Mais le temps justement, les soignants en manquent. Il est difficile d’être bien traitant dans ces conditions ?

En effet, la dépendance des résidents s’est accrue sans que les tarifs des établissements ne le prennent en compte pour avoir les effectifs adéquats. Certains souffrent donc d’une sorte d’institutionnalisation du « mal faire » ou du faire à moitié. Cela met en difficulté les résidents qui en souffrent, les familles qui culpabilisent et les soignants qui encaissent jusqu’à craquer. Mais clairement, le temps ne fait pas tout. On peut ne pas être pressé, être en effectif suffisant et avoir des gestes complètement indifférents au résident. La question des moyens et des effectifs est un vrai sujet, mais elle ne doit pas servir d’alibi.

La formation initiale des soignants s’est-elle adaptée à l’émergence de cette culture ?

La gériatrie et la gérontologie sont des disciplines récentes de la médecine. Elles ont connu de grands bouleversements ces trente dernières années : la place de l’éthique, la réforme des études infirmières, le développement de la réflexion critique sur les bonnes pratiques…

La loi de 2002 a donné un immense élan, en formation initiale comme en formation continue. Cependant, nous sommes dans une société qui manque de ressources, ce qui peut amener à faire des choix cruels, et ce, alors que les Français ont une image terrible des Ehpad…

* A piloté la recommandation-cadre de l’Anesm sur la bientraitance, en 2008.

INITIATIVE

Éthique au quotidien

Trophée de l’innovation 2012 de la Fehap(1), le comité éthique inter-associatif (CEIA) – créé à l’initiative de l’association Agapes 10(2) – regroupe régulièrement directeurs, soignants, résidents, familles et bénévoles de dix maisons de retraite de l’agglomération de Troyes (Aube). Son mot d’ordre ?

Le respect des droits des résidents en Ehpad, l’amélioration et l’harmonisation des pratiques.

Le respect avant tout

« L’idée est que chacun puisse se rencontrer, échanger toutes les bonnes idées et partager les mauvaises expériences pour éviter de les reproduire. C’est sain, enrichissant et constructif. Nous ne sommes pas du tout dans une démarche de cahier de doléances », témoigne Bernard Victoire, président du CEIA et du conseil de vie sociale de l’Ehpad dans lequel réside son beau-père.

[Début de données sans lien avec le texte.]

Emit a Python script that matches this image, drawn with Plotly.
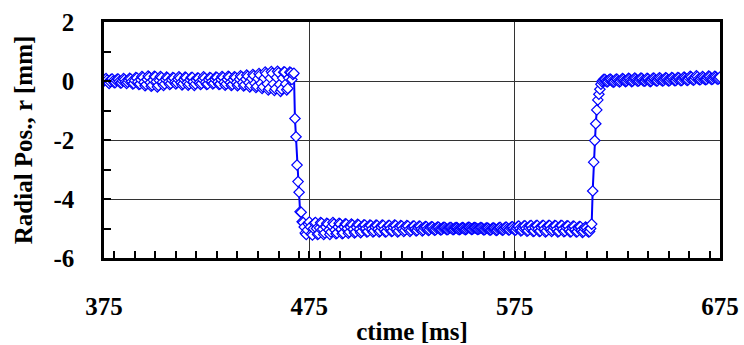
import numpy as np
import plotly.graph_objects as go

step_ms = 0.5

# segment 1: before the shift, starting at 375 ms
pre_start = 375.0
pre_vals = [
    0.0, 0.05, 0.08, 0.03, -0.04, -0.08, -0.02, 0.06, 0.07, 0.0, -0.06, -0.05,
    0.02, 0.07, 0.06, -0.01, -0.07, -0.06, 0.01, 0.08, 0.05, -0.03, -0.08, -0.04,
    0.03, 0.09, 0.07, -0.02, -0.1, -0.08, 0.02, 0.12, 0.1, -0.03, -0.12, -0.1,
    0.04, 0.15, 0.12, -0.04, -0.16, -0.12, 0.05, 0.17, 0.13, -0.05, -0.18, -0.14,
    0.03, 0.16, 0.14, -0.02, -0.2, -0.15, 0.02, 0.15, 0.12, -0.04, -0.15, -0.1,
    0.05, 0.13, 0.1, -0.03, -0.12, -0.08, 0.04, 0.12, 0.1, -0.04, -0.1, -0.06,
    0.06, 0.14, 0.1, -0.05, -0.13, -0.09, 0.05, 0.13, 0.11, -0.06, -0.14, -0.1,
    0.04, 0.12, 0.12, -0.03, -0.15, -0.1, 0.03, 0.1, 0.09, -0.05, -0.12, -0.08,
    0.05, 0.14, 0.1, -0.04, -0.12, -0.1, 0.04, 0.12, 0.1, -0.02, -0.1, -0.07,
    0.06, 0.13, 0.12, -0.03, -0.12, -0.1, 0.05, 0.15, 0.12, -0.04, -0.14, -0.1,
    0.05, 0.16, 0.13, -0.05, -0.15, -0.12, 0.04, 0.14, 0.12, -0.06, -0.16, -0.12,
    0.06, 0.18, 0.14, -0.05, -0.17, -0.13, 0.06, 0.2, 0.16, -0.06, -0.2, -0.15,
    0.08, 0.22, 0.18, -0.08, -0.22, -0.18, 0.08, 0.25, 0.2, -0.08, -0.25, -0.2,
    0.1, 0.3, 0.25, -0.1, -0.3, -0.25, 0.1, 0.32, 0.26, -0.1, -0.32, -0.26,
    0.12, 0.33, 0.28, -0.12, -0.35, -0.28, 0.1, 0.3, 0.3, -0.1, -0.3, -0.25,
    0.1, 0.3, 0.28, 0.05, 0.22, 0.26,
]

# segment 2: the drop
drop_t = [468.0, 468.5, 469.0, 469.5, 470.0, 470.5, 471.0, 471.5]
drop_vals = [-1.27, -1.89, -2.85, -3.41, -3.77, -4.43, -4.45, -4.77]

# segment 3: shifted plateau, starting at 472 ms
low_start = 472.0
low_vals = [
    -4.8, -4.95, -5.15, -5.2, -5.05, -4.85, -4.78, -4.95, -5.18, -5.22, -5.0, -4.82,
    -4.8, -5.0, -5.2, -5.18, -4.98, -4.8, -4.82, -5.02, -5.2, -5.15, -4.95, -4.82,
    -4.85, -5.05, -5.2, -5.12, -4.92, -4.8, -4.85, -5.05, -5.18, -5.15, -4.95, -4.82,
    -4.85, -5.02, -5.18, -5.15, -4.95, -4.84, -4.86, -5.0, -5.16, -5.12, -4.95, -4.85,
    -4.88, -5.02, -5.15, -5.12, -4.96, -4.86, -4.88, -5.02, -5.14, -5.1, -4.95, -4.88,
    -4.88, -5.0, -5.12, -5.1, -4.96, -4.88, -4.9, -5.02, -5.12, -5.08, -4.95, -4.88,
    -4.9, -5.02, -5.12, -5.08, -4.95, -4.88, -4.9, -5.04, -5.12, -5.1, -4.96, -4.9,
    -4.9, -5.0, -5.1, -5.08, -4.96, -4.88, -4.9, -5.02, -5.12, -5.08, -4.96, -4.9,
    -4.92, -5.02, -5.1, -5.06, -4.95, -4.9, -4.92, -5.04, -5.1, -5.06, -4.96, -4.92,
    -4.92, -5.02, -5.08, -5.06, -4.97, -4.92, -4.93, -5.02, -5.08, -5.05, -4.97, -4.93,
    -4.94, -5.02, -5.07, -5.04, -4.97, -4.94, -4.95, -5.02, -5.06, -5.04, -4.98, -4.95,
    -4.96, -5.02, -5.05, -5.03, -4.98, -4.96, -4.97, -5.01, -5.04, -5.03, -4.99, -4.97,
    -4.97, -5.01, -5.04, -5.02, -4.98, -4.97, -4.98, -5.02, -5.04, -5.02, -4.99, -4.97,
    -4.98, -5.02, -5.04, -5.02, -4.98, -4.96, -4.97, -5.0, -5.03, -5.02, -4.98, -4.97,
    -4.98, -5.01, -5.03, -5.02, -4.99, -4.97, -4.98, -5.02, -5.05, -5.03, -4.99, -4.98,
    -4.99, -5.03, -5.06, -5.04, -5.0, -4.98, -4.99, -5.03, -5.07, -5.05, -5.0, -4.97,
    -4.97, -5.02, -5.06, -5.04, -4.99, -4.96, -4.96, -5.01, -5.05, -5.04, -4.98, -4.95,
    -4.94, -5.0, -5.06, -5.05, -4.98, -4.93, -4.92, -5.0, -5.08, -5.06, -4.97, -4.92,
    -4.91, -5.0, -5.09, -5.07, -4.97, -4.91, -4.9, -5.0, -5.1, -5.08, -4.97, -4.9,
    -4.9, -5.02, -5.1, -5.08, -4.96, -4.9, -4.9, -5.02, -5.12, -5.08, -4.95, -4.9,
    -4.9, -5.02, -5.1, -5.06, -4.95, -4.9, -4.91, -5.03, -5.12, -5.09, -4.96, -4.9,
    -4.9, -5.02, -5.11, -5.08, -4.96, -4.91, -4.92, -5.04, -5.12, -5.1, -4.97, -4.92,
    -4.93, -5.04, -5.12, -5.1, -4.98, -4.93, -4.94, -5.06, -5.13, -5.1, -5.0, -4.95,
    -4.98, -5.08, -5.12, -5.1, -5.0,
]

# segment 4: the return
rise_t = [612.5, 613.0, 613.5, 614.0, 614.5, 615.0, 615.5, 616.0, 616.5, 617.0]
rise_vals = [-4.85, -3.73, -2.75, -2.02, -1.45, -0.98, -0.64, -0.45, -0.28, -0.11]

# segment 5: after the return, starting at 617.5 ms
post_start = 617.5
post_vals = [
    -0.02, 0.02, 0.06, 0.05, 0.0, -0.03, -0.01, 0.04, 0.07, 0.04, -0.01, -0.04,
    -0.02, 0.03, 0.07, 0.05, 0.0, -0.03, -0.01, 0.04, 0.08, 0.06, 0.01, -0.02,
    0.0, 0.05, 0.09, 0.07, 0.02, -0.02, 0.0, 0.06, 0.1, 0.07, 0.02, -0.01,
    0.01, 0.06, 0.1, 0.08, 0.02, -0.01, 0.0, 0.05, 0.09, 0.07, 0.01, -0.02,
    0.0, 0.06, 0.1, 0.08, 0.03, 0.0, 0.01, 0.07, 0.11, 0.08, 0.03, 0.0,
    0.02, 0.07, 0.11, 0.09, 0.03, 0.0, 0.02, 0.07, 0.12, 0.1, 0.04, 0.01,
    0.02, 0.08, 0.12, 0.1, 0.04, 0.01, 0.03, 0.09, 0.13, 0.1, 0.05, 0.02,
    0.04, 0.1, 0.16, 0.13, 0.06, 0.03, 0.05, 0.12, 0.18, 0.14, 0.07, 0.04,
    0.05, 0.1, 0.15, 0.12, 0.06, 0.04, 0.06, 0.12, 0.17, 0.14, 0.08, 0.05,
    0.07, 0.12, 0.16, 0.13, 0.08, 0.06, 0.09, 0.13,
]

x_tickvals = [375, 475, 575, 675]
y_tickvals = [-6, -4, -2, 0, 2]
x_title = "ctime [ms]"
y_title = "Radial Pos., r [mm]"

# ---- assemble ----
t = (list(pre_start + step_ms * np.arange(len(pre_vals)))
     + drop_t
     + list(low_start + step_ms * np.arange(len(low_vals)))
     + rise_t
     + list(post_start + step_ms * np.arange(len(post_vals))))
r = pre_vals + drop_vals + low_vals + rise_vals + post_vals

FONT = "Liberation Serif"
BLUE = "#0000FF"

fig = go.Figure()
fig.add_trace(go.Scatter(
    x=t, y=r, mode="lines+markers",
    line=dict(color=BLUE, width=2),
    marker=dict(symbol="diamond", size=8, color="white", line=dict(color=BLUE, width=1.2)),
    showlegend=False,
))

fig.update_layout(
    width=744, height=345,
    margin=dict(l=104, r=24, t=22, b=87, autoexpand=False),
    paper_bgcolor="white", plot_bgcolor="white",
    font=dict(family=FONT, size=25, color="black", weight="bold"),
    xaxis=dict(
        range=[375, 675], tickvals=x_tickvals, ticktext=[str(v) for v in x_tickvals],
        ticks="inside", ticklen=7, tickwidth=2, tickcolor="black",
        minor=dict(dtick=10, ticks="inside", ticklen=7, tickwidth=1.5, tickcolor="black", showgrid=False),
        showgrid=True, gridcolor="#333333", gridwidth=1,
        showline=True, linecolor="black", linewidth=2.5, mirror=True,
        zeroline=False,
        tickfont=dict(family=FONT, size=25, weight="bold"),
        ticklabelstandoff=24,
        title=dict(text=x_title, font=dict(family=FONT, size=25, weight="bold"), standoff=6),
    ),
    yaxis=dict(
        range=[-6, 2], tickvals=y_tickvals, ticktext=[str(v) for v in y_tickvals],
        ticks="inside", ticklen=7, tickwidth=2, tickcolor="black",
        minor=dict(dtick=1, ticks="inside", ticklen=7, tickwidth=1.5, tickcolor="black", showgrid=False),
        showgrid=True, gridcolor="#333333", gridwidth=1,
        showline=True, linecolor="black", linewidth=2.5, mirror=True,
        zeroline=False,
        tickfont=dict(family=FONT, size=25, weight="bold"),
        ticklabelstandoff=22,
        title=dict(text=y_title, font=dict(family=FONT, size=25, weight="bold"), standoff=14),
    ),
)

fig.write_html("out.html")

Si le comité éthique évoque des problématiques lourdes comme la fin de vie, celui-ci s’attache davantage au quotidien. « Prenez la tradition de l’apéritif pour les familles, organisé régulièrement par les équipes, cite Bernard Victoire. L’objectif est que les familles des résidents puissent lier connaissance. Lors de l’une des réunions du comité, une soignante nous raconte que dans son établissement, ce n’est pas la direction qui invite les familles, mais les résidents eux-mêmes. C’est extrêmement simple, ça ne coûte rien, mais ça change beaucoup le ressenti des résidents qui ont vraiment envie de recevoir leur famille chez eux, comme lorsqu’ils recevaient leurs enfants à leur domicile. Cela peut paraître anecdotique, mais en réalité, c’est une vraie question de respect. »

Les dents du bonheur

Autre exemple concret partagé au sein du comité éthique, l’intérêt du marquage des appareils dentaires qui permet de ne pas les égarer lors d’examens hospitaliers, ni de les intervertir par mégarde. « Quand on sait à quel point la perte d’un appareil dentaire peut perturber une personne âgée pour son alimentation et pour son moral, ce progrès, qui relève finalement du bon-sens, méritait de profiter à tous !

En plus, on améliore le bien-être des résidents tout en faisant faire des économies substantielles aux familles et à la Sécurité sociale », souligne le président du comité éthique. Prochaine étape : rallier une quinzaine d’Ehpad voisins à leur démarche et postuler auprès du Comité interassociatif pour la santé, afin de devenir représentant des usagers et de porter encore plus haut la parole des résidents et de leurs familles.

1- Fédération des établissements hospitaliers et d’aide à la personne privés non lucratifs.

2- Actions du groupement âge et partage des établissements sociaux de l’Aube.